Two witnesses said they were present when 70-year-old Mehmedalija Nasic was murdered. Both witnesses said a guard, Cvitan Plavsic, opened fire on the old man when he demanded to know why they were being detained. Nasic died instantly and three other inmates were wounded, the witnesses said.

Alisic said Kvocka, the camp's deputy commander, attended the incident and criticised a group of detainees for not keeping Nasic quiet.

Alisic pointed out Kvocka and Radic to the court. Before the war he had known both men well.

Edin Mrkalj, a Prijedor police officer and former colleague of Kvocka and Radic, also identified the two men in court. Mrkalj could not, however, pick out his Prcac, another former colleague. During cross-examination he also failed to identify the Omarska camp commander Zeljko Meakic from a photograph despite having spent three years with him at the police academy in Sarajevo.

As a police officer Mrkalj spoke in detail on the rules governing police service in the former Yugoslavia - the rights of detainees, the duties of police officers, hearings procedures, the use of firearms, and the duties of superiors to prevent or punish abuses by their subordinates. Mrkalj concluded that the guards and commanders at Omarska had failed to observe these rules.

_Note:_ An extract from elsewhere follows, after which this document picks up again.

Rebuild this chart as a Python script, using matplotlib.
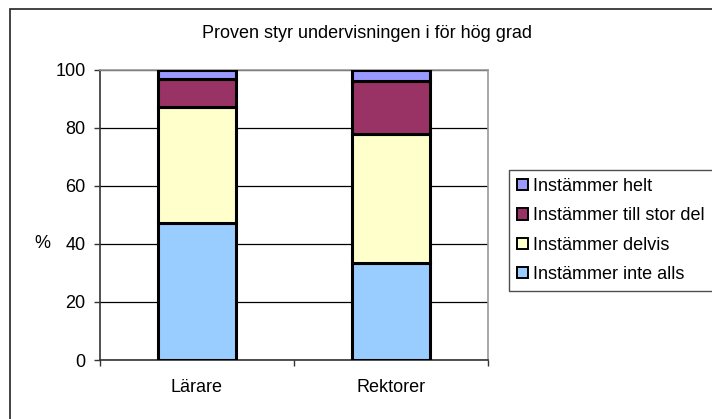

The majority of inmates at Omarska were Bosniak, but the camp also held a number of Bosnian Croats and other nationals. Alisic and Jasmin Okic said they witnessed guards beating a Croatian inmate, Gordan Kardum, to death. Another detainee Bajram Zgog, a Kosovar Albanian, had tried to commit suicide using a piece of glass to cut his own throat, Alisic said. A guard had threatened to kill Zgog, a member of the local football team, unless he produced 500 German marks, the witness said. Only the intervention of fellow inmates prevented Zgog from killing himself.

When Omarska closed, the inmates were transferred to Trnopolje camp, before finally being released. At the end of 1992, Alisic and Okic said they had decided to leave Prijedor and Bosnia. Before they were allowed to go, the witnesses said, they had to sign statements renouncing their property - their houses, land, cars and so forth - and placing them at the disposal of Bosnian Serb authorities.